§ Your objective
In the entries below, count every line containing "that". Reply with the number alone.

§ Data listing
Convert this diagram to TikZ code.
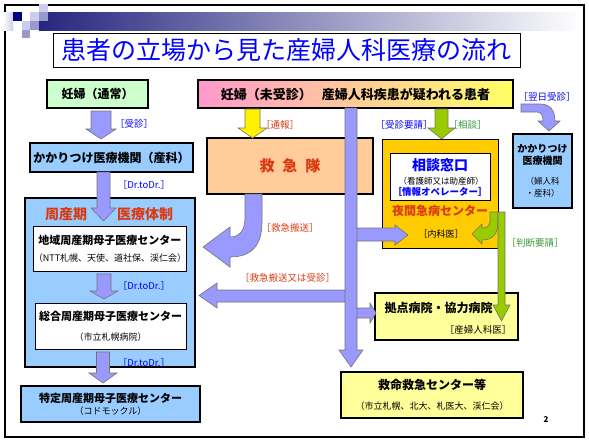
\documentclass[tikz,border=0pt]{standalone}
\usepackage{fontspec}
\setmainfont{Noto Sans CJK JP}
\usetikzlibrary{positioning}
\definecolor{hdr}{HTML}{262680}
\definecolor{sqd}{HTML}{000080}
\definecolor{sqm}{HTML}{9999CC}
\definecolor{sql}{HTML}{CCCCEE}
\definecolor{ttl}{HTML}{0000FF}
\definecolor{grn}{HTML}{CCFFCC}
\definecolor{pnk}{HTML}{FF99CC}
\definecolor{ylw}{HTML}{FFFF66}
\definecolor{lblu}{HTML}{99CCFF}
\definecolor{pch}{HTML}{FFCC99}
\definecolor{org}{HTML}{FFCC00}
\definecolor{lyl}{HTML}{FFFF99}
\definecolor{lav}{HTML}{9999FF}
\definecolor{lime}{HTML}{99CC00}
\definecolor{redtx}{HTML}{D93A12}
\definecolor{grtx}{HTML}{339933}

\begin{document}
\begin{tikzpicture}[x=1pt,y=-1pt,
  box/.style={draw,line width=2pt,inner sep=0pt},
  thinbox/.style={draw,line width=0.8pt,inner sep=0pt,fill=white},
  lbl/.style={font=\fontsize{9.5}{11}\selectfont,inner sep=0pt},
  blk/.style={fill=lav,draw=black!55,line width=0.6pt},
  gblk/.style={fill=lime,draw=black!55,line width=0.6pt}]
\useasboundingbox (0,0) rectangle (589,445);
% frame and header band
\draw[line width=2.4pt] (5,5) rectangle (584,437);
\shade[left color=hdr,middle color=hdr!45!white,right color=white] (39,12) rectangle (582,30);
\shade[left color=white,right color=sql] (3,12) rectangle (13,30);
\fill[sqd] (13,12) rectangle (22,21);
\fill[sql] (30,12) rectangle (39,21);
\fill[sqm] (39,12) rectangle (48,21);
\fill[sql] (39,4) rectangle (48,12);
\fill[sql] (22,21) rectangle (30,30);
\fill[sqm] (30,21) rectangle (39,30);
\fill[sqm] (22,30) rectangle (30,38);
\node[draw,line width=0.8pt,fill=white,minimum width=467pt,minimum height=34pt,inner sep=0pt,text=ttl,font=\fontsize{25}{27}\selectfont] (title) at (286.5,50) {患者の立場から見た産婦人科医療の流れ};

% top row
\node[box,fill=grn,minimum width=101pt,minimum height=28pt,font=\fontsize{12}{14}\selectfont\bfseries] (normal) at (97.5,94) {妊婦（通常）};
\node[box,left color=pnk,right color=ylw,minimum width=315pt,minimum height=28pt,font=\fontsize{13}{15}\selectfont\bfseries] (suspect) at (355.5,94) {妊婦（未受診）\hspace{10pt}産婦人科疾患が疑われる患者};

% left column
\node[box,fill=lblu,minimum width=163pt,minimum height=29pt,font=\fontsize{12}{14}\selectfont\bfseries] (clinic) at (111.5,157.5) {かかりつけ医療機関（産科）};
\node[draw,line width=1.2pt,fill=lblu,minimum width=170pt,minimum height=169pt] (perinatal) at (110,282.5) {};
\node[font=\fontsize{14}{16}\selectfont\bfseries,text=redtx] (perinatalA) at (66,214) {周産期};
\node[font=\fontsize{14}{16}\selectfont\bfseries,text=redtx] (perinatalB) at (145,214) {医療体制};
\node[thinbox,minimum width=150pt,minimum height=45pt,align=center,font=\fontsize{11}{13}\selectfont\bfseries] (regional) at (110,248.5) {地域周産期母子医療センター\\[4pt]{\fontsize{9}{10}\selectfont\mdseries （NTT札幌、天使、道社保、渓仁会）}};
\node[thinbox,minimum width=151pt,minimum height=46pt,align=center,font=\fontsize{11}{13}\selectfont\bfseries] (general) at (110.5,326) {総合周産期母子医療センター\\[7pt]{\fontsize{9}{10}\selectfont\mdseries （市立札幌病院）}};
\node[box,fill=lblu,minimum width=179pt,minimum height=36pt,align=center,font=\fontsize{11}{12}\selectfont\bfseries] (specific) at (110.5,404) {特定周産期母子医療センター\\{\fontsize{9}{10}\selectfont\mdseries （コドモックル）}};

% middle and right
\node[box,fill=pch,minimum width=166pt,minimum height=56pt,font=\fontsize{15}{17}\selectfont\bfseries,text=redtx] (ems) at (290,166) {救\hspace{8pt}急\hspace{8pt}隊};
\node[draw,line width=0.8pt,fill=org,minimum width=116pt,minimum height=109pt] (night) at (440,193.5) {};
\node[thinbox,minimum width=100pt,minimum height=47pt] (consult) at (440,176.5) {};
\node[font=\fontsize{14}{16}\selectfont\bfseries,text=ttl] (consultA) at (440,165) {相談窓口};
\node[font=\fontsize{8.5}{10}\selectfont] (consultB) at (441,181) {（看護師又は助産師）};
\node[font=\fontsize{9.5}{11}\selectfont\bfseries,text=ttl] (consultC) at (440,192) {［情報オペレーター］};
\node[font=\fontsize{12}{14}\selectfont\bfseries,text=redtx] (nightA) at (440,211) {夜間急病センター};
\node[font=\fontsize{9}{10}\selectfont] (nightB) at (441,234) {［内科医］};
\node[box,fill=lblu,minimum width=59pt,minimum height=74pt,align=center,font=\fontsize{10}{11.5}\selectfont\bfseries] (family) at (542.5,171) {かかりつけ\\医療機関\\[9pt]{\fontsize{8.5}{10}\selectfont\mdseries （婦人科}\\{\fontsize{8.5}{10}\selectfont\mdseries ・産科）}};
\node[box,fill=lyl,minimum width=143pt,minimum height=47pt] (base) at (446.5,316.5) {};
\node[anchor=west,font=\fontsize{12}{14}\selectfont\bfseries] (baseA) at (381,308) {拠点病院・協力病院};
\node[anchor=east,font=\fontsize{9.5}{11}\selectfont] (baseB) at (515,330) {［産婦人科医］};
\node[box,fill=lyl,minimum width=182pt,minimum height=46pt,align=center,font=\fontsize{12}{14}\selectfont\bfseries] (ercenter) at (432,395) {救命救急センター等\\[6pt]{\fontsize{9}{10}\selectfont\mdseries （市立札幌、北大、札医大、渓仁会）}};
\node[font=\fontsize{8}{9}\selectfont\bfseries] (pageno) at (546,420) {2};

% block arrows, left column
\draw[blk] (91,111)--(111,111)--(111,129)--(116,129)--(101,139)--(86,129)--(91,129)--cycle;
\draw[blk] (97,172)--(110,172)--(110,208)--(116,208)--(103.5,221)--(91,208)--(97,208)--cycle;
\draw[blk] (97,274)--(111,274)--(111,291)--(118,291)--(104,299)--(90,291)--(97,291)--cycle;
\draw[blk] (96.5,352)--(109.5,352)--(109.5,373)--(117,373)--(103,383)--(89,373)--(96.5,373)--cycle;
% block arrows from the top box
\draw[fill=yellow,draw=black!55,line width=0.6pt] (245,109)--(260,109)--(260,128)--(267,128)--(252.5,138)--(238,128)--(245,128)--cycle;
\draw[gblk] (435,109)--(448,109)--(448,128)--(455,128)--(441.5,139)--(428,128)--(435,128)--cycle;
\draw[blk] (521,104)--(540,104) .. controls (550,104) and (555,110) .. (555,121)--(560,121)--(549,131)--(538,121)--(543,121) .. controls (543,115) and (541,112) .. (537,112)--(521,112)--cycle;
% ambulance transport
\draw[blk] (245,194)--(245,218) .. controls (245,232) and (238,237) .. (230,237)--(230,227)--(203,247)--(230,267)--(230,257) .. controls (252,257) and (262,245) .. (262,222)--(262,194)--cycle;
% branches of the main bar
\draw[blk] (351,228)--(395,228)--(395,225)--(408,235)--(395,245)--(395,241)--(351,241)--cycle;
\draw[blk] (350,290)--(217,290)--(217,283)--(199,295.5)--(217,308)--(217,302)--(350,302)--cycle;
\draw[blk] (351,308)--(370,308)--(370,303)--(376,313)--(370,323)--(370,318)--(351,318)--cycle;
\draw[blk] (345,108)--(357,108)--(357,350)--(363,350)--(351,367)--(339,350)--(345,350)--cycle;
% night clinic referral
\draw[gblk] (490,212)--(490,221) .. controls (490,226) and (487,228) .. (482,228)--(482,224)--(472,234)--(482,244)--(482,240) .. controls (494,240) and (498,233) .. (498,221)--(498,212)--cycle;
\draw[gblk] (498,212)--(505,212)--(505,305)--(510,305)--(501.5,321)--(493,305)--(498,305)--cycle;

% labels
\node[lbl,text=ttl] (l1) at (134,124) {［受診］};
\node[lbl,text=ttl] (l2) at (144,185) {［Dr.toDr.］};
\node[lbl,text=ttl] (l3) at (144,286) {［Dr.toDr.］};
\node[lbl,text=ttl] (l4) at (144,363) {［Dr.toDr.］};
\node[lbl,text=redtx] (l5) at (280,125) {［通報］};
\node[lbl,text=redtx] (l6) at (290,228) {［救急搬送］};
\node[lbl,text=redtx] (l7) at (287.5,278) {［救急搬送又は受診］};
\node[lbl,text=ttl] (l8) at (404,125) {［受診要請］};
\node[lbl,text=grtx] (l9) at (467.5,125) {［相談］};
\node[lbl,text=grtx] (l10) at (535,243) {［判断要請］};
\node[lbl,text=ttl] (l11) at (547,97) {［翌日受診］};
\end{tikzpicture}
\end{document}
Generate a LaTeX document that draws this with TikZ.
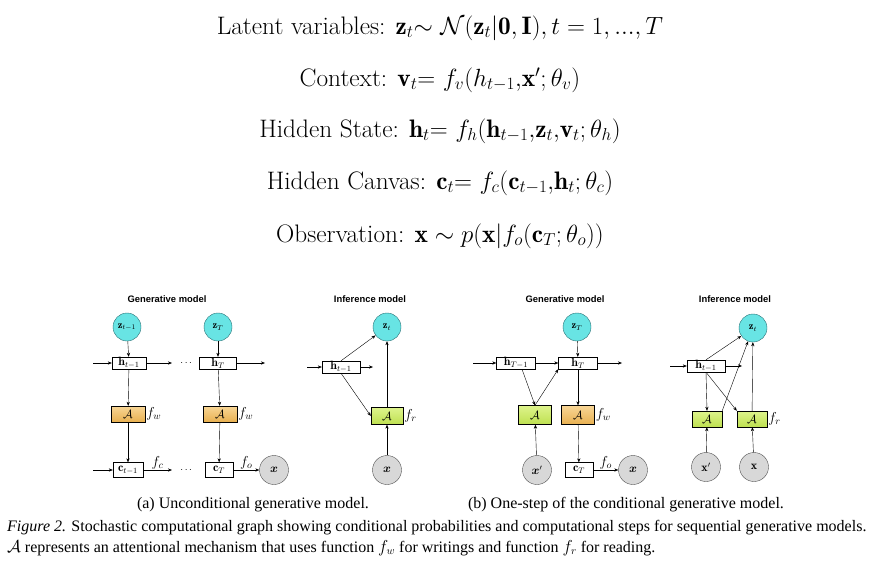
\documentclass[tikz,border=0pt]{standalone}
\usepackage{amsmath,amssymb,bm}
\usepackage{fontspec}
\newfontfamily\capfont{Liberation Serif}
\newfontfamily\titlefont{Liberation Sans}
\usepackage{tikz}
\usetikzlibrary{arrows.meta}

\definecolor{latentfill}{RGB}{104,228,228}
\definecolor{latentdraw}{RGB}{40,110,115}
\definecolor{obsfill}{RGB}{216,216,216}
\definecolor{obsdraw}{RGB}{80,80,80}
\definecolor{writetop}{RGB}{248,214,150}
\definecolor{writebot}{RGB}{232,176,80}
\definecolor{readtop}{RGB}{222,244,140}
\definecolor{readbot}{RGB}{190,224,80}

\tikzset{
  >={Stealth[length=4pt,width=3.2pt]},
  every node/.style={inner sep=1pt},
  eqn/.style={font=\fontsize{25.3}{30}\selectfont},
  paneltitle/.style={font=\titlefont\bfseries\fontsize{9.4}{10}\selectfont},
  latent/.style={circle, draw=latentdraw, fill=latentfill, minimum size=28pt, inner sep=0pt, font=\fontsize{10.5}{11}\selectfont},
  obs/.style={circle, draw=obsdraw, fill=obsfill, minimum size=29pt, inner sep=0pt, font=\fontsize{12}{13}\selectfont},
  statebox/.style={draw, fill=white, minimum width=34pt, minimum height=12pt, inner sep=0.5pt, font=\fontsize{12}{13}\selectfont},
  writebox/.style={draw, top color=writetop, bottom color=writebot, minimum width=34pt, minimum height=16pt, font=\fontsize{13}{14}\selectfont},
  readbox/.style={draw, top color=readtop, bottom color=readbot, minimum width=32pt, minimum height=17pt, font=\fontsize{13}{14}\selectfont},
  fnlabel/.style={font=\fontsize{14}{15}\selectfont},
  caption/.style={font=\capfont\fontsize{16}{18}\selectfont}
}

\begin{document}
\begin{tikzpicture}[x=1pt, y=-1pt]

\useasboundingbox (0,0) rectangle (878,565);

% Equations
\node[eqn] (eqlatent) at (440,28) {Latent variables: $\mathbf{z}_t{\sim}\ \mathcal{N}(\mathbf{z}_t|\mathbf{0},\mathbf{I}), t=1,...,T$};
\node[eqn] (eqcontext) at (440,80) {Context: $\mathbf{v}_t{=}\ f_v(h_{t-1}{,}\mathbf{x}';\theta_v)$};
\node[eqn] (eqhidden) at (440,131) {Hidden State: $\mathbf{h}_t{=}\ f_h(\mathbf{h}_{t-1}{,}\mathbf{z}_t{,}\mathbf{v}_t;\theta_h)$};
\node[eqn] (eqcanvas) at (440,183) {Hidden Canvas: $\mathbf{c}_t{=}\ f_c(\mathbf{c}_{t-1}{,}\mathbf{h}_t;\theta_c)$};
\node[eqn] (eqobs) at (440,236) {Observation: $\mathbf{x}\sim p(\mathbf{x}|f_o(\mathbf{c}_T;\theta_o))$};

% (a) Generative model
\node[paneltitle] (titleA) at (167,299) {Generative model};
\node[latent] (zA) at (127,327) {$\mathbf{z}_{t-1}$};
\node[latent] (zTA) at (218,327) {$\mathbf{z}_T$};
\node[statebox] (hA) at (129,363) {$\mathbf{h}_{t-1}$};
\node[statebox, minimum width=37pt] (hTA) at (218,363) {$\mathbf{h}_T$};
\node (hdotsA) at (187,363) {$\cdots$};
\coordinate (hinA) at (93,363);
\coordinate (houtA) at (172,363);
\coordinate (hToutA) at (265,363);
\node[writebox] (wA) at (128,414) {$\mathcal{A}$};
\node[fnlabel, anchor=west] (fwA) at (wA.east) {$f_w$};
\node[writebox] (wTA) at (220,414) {$\mathcal{A}$};
\node[fnlabel, anchor=west] (fwTA) at (wTA.east) {$f_w$};
\node[statebox, minimum width=30pt, minimum height=15pt] (cA) at (128,470) {$\mathbf{c}_{t-1}$};
\node[statebox, minimum width=28pt, minimum height=15pt] (cTA) at (219,470) {$\mathbf{c}_T$};
\node (cdotsA) at (187,470) {$\cdots$};
\coordinate (cinA) at (93,470);
\coordinate (coutA) at (172,470);
\node[obs] (xA) at (274,470) {$\bm{x}$};

\draw[->] (hinA) -- (hA);
\draw[->] (hA) -- (houtA);
\draw[->] (hTA) -- (hToutA);
\draw[->] (zA) -- (hA);
\draw[->] (zTA) -- (hTA);
\draw[->] (hA) -- (wA);
\draw[->] (hTA) -- (wTA);
\draw[->] (wA) -- (cA);
\draw[->] (wTA) -- (cTA);
\draw[->] (cinA) -- (cA);
\draw[->] (cA) -- node[fnlabel, above] {$f_c$} (coutA);
\draw[->] (cTA) -- node[fnlabel, above] {$f_o$} (xA);

% (a) Inference model
\node[paneltitle] (titleB) at (370,299) {Inference model};
\node[latent] (zB) at (387,327) {$\mathbf{z}_t$};
\node[statebox, minimum width=38pt] (hB) at (341,367) {$\mathbf{h}_{t-1}$};
\coordinate (hinB) at (307,367);
\coordinate (houtB) at (373,367);
\node[readbox] (rB) at (387,416) {$\mathcal{A}$};
\node[fnlabel, anchor=west] (frB) at (rB.east) {$f_r$};
\node[obs] (xB) at (387,470) {$\bm{x}$};

\draw[->] (hinB) -- (hB);
\draw[->] (hB) -- (houtB);
\draw[->] (hB.north) -- (zB);
\draw[->] (hB.south) -- (rB.west);
\draw[->] (rB) -- (zB);
\draw[->] (xB) -- (rB);

% (b) Generative model
\node[paneltitle] (titleC) at (565,299) {Generative model};
\node[latent] (zC) at (577,327) {$\mathbf{z}_T$};
\node[statebox, minimum width=39pt] (hC) at (516,363) {$\mathbf{h}_{T-1}$};
\node[statebox, minimum width=39pt] (hTC) at (578,363) {$\mathbf{h}_T$};
\coordinate (hinC) at (473,363);
\coordinate (houtC) at (622,363);
\node[readbox, minimum width=33pt, minimum height=19pt] (rC) at (535,415) {$\mathcal{A}$};
\node[writebox, minimum width=33pt, minimum height=19pt] (wC) at (578,415) {$\mathcal{A}$};
\node[fnlabel, anchor=west] (fwC) at (wC.east) {$f_w$};
\node[obs] (xpC) at (537,470) {$\bm{x}'$};
\node[statebox, minimum width=28pt, minimum height=15pt] (cC) at (579,470) {$\mathbf{c}_T$};
\node[obs] (xC) at (633,470) {$\bm{x}$};

\draw[->] (hinC) -- (hC);
\draw[->] (hC) -- (hTC);
\draw[->] (hTC) -- (houtC);
\draw[->] (zC) -- (hTC);
\draw[->] ([xshift=6pt]hC.south) -- (rC.north);
\draw[->] (rC.north) -- (hTC.south west);
\draw[->] (xpC) -- (rC);
\draw[->] (hTC) -- (wC);
\draw[->] (wC) -- (cC);
\draw[->] (cC) -- node[fnlabel, above] {$f_o$} (xC);

% (b) Inference model
\node[paneltitle] (titleD) at (735,299) {Inference model};
\node[latent] (zD) at (753,328) {$\mathbf{z}_t$};
\node[statebox, minimum width=38pt] (hD) at (706,366) {$\mathbf{h}_{t-1}$};
\coordinate (hinD) at (670,366);
\coordinate (houtD) at (742,366);
\node[readbox, minimum width=30pt, minimum height=16pt] (rD) at (707,419) {$\mathcal{A}$};
\node[readbox, minimum width=30pt, minimum height=16pt] (rTD) at (752,419) {$\mathcal{A}$};
\node[fnlabel, anchor=west] (frD) at (rTD.east) {$f_r$};
\node[obs] (xpD) at (706,467) {$\mathbf{x}'$};
\node[obs] (xD) at (754,467) {$\mathbf{x}$};

\draw[->] (hinD) -- (hD);
\draw[->] (hD) -- (houtD);
\draw[->] (hD.north) -- (zD);
\draw[->] (hD.south) -- (rD.north);
\draw[->] (hD.south) -- (rTD.north west);
\draw[->] (rD.north east) -- (zD);
\draw[->] (rTD) -- (zD);
\draw[->] (xpD) -- (rD);
\draw[->] (xD) -- (rTD);

% Captions
\node[caption] (capA) at (253,505) {(a) Unconditional generative model.};
\node[caption] (capB) at (626,505) {(b) One-step of the conditional generative model.};
\node[caption, anchor=west] (capfig) at (6,528) {\textit{Figure 2.} Stochastic computational graph showing conditional probabilities and computational steps for sequential generative models.};
\node[caption, anchor=west] (capfigb) at (6,548) {$\mathcal{A}$ represents an attentional mechanism that uses function $f_w$ for writings and function $f_r$ for reading.};

\end{tikzpicture}
\end{document}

§ Right answer
2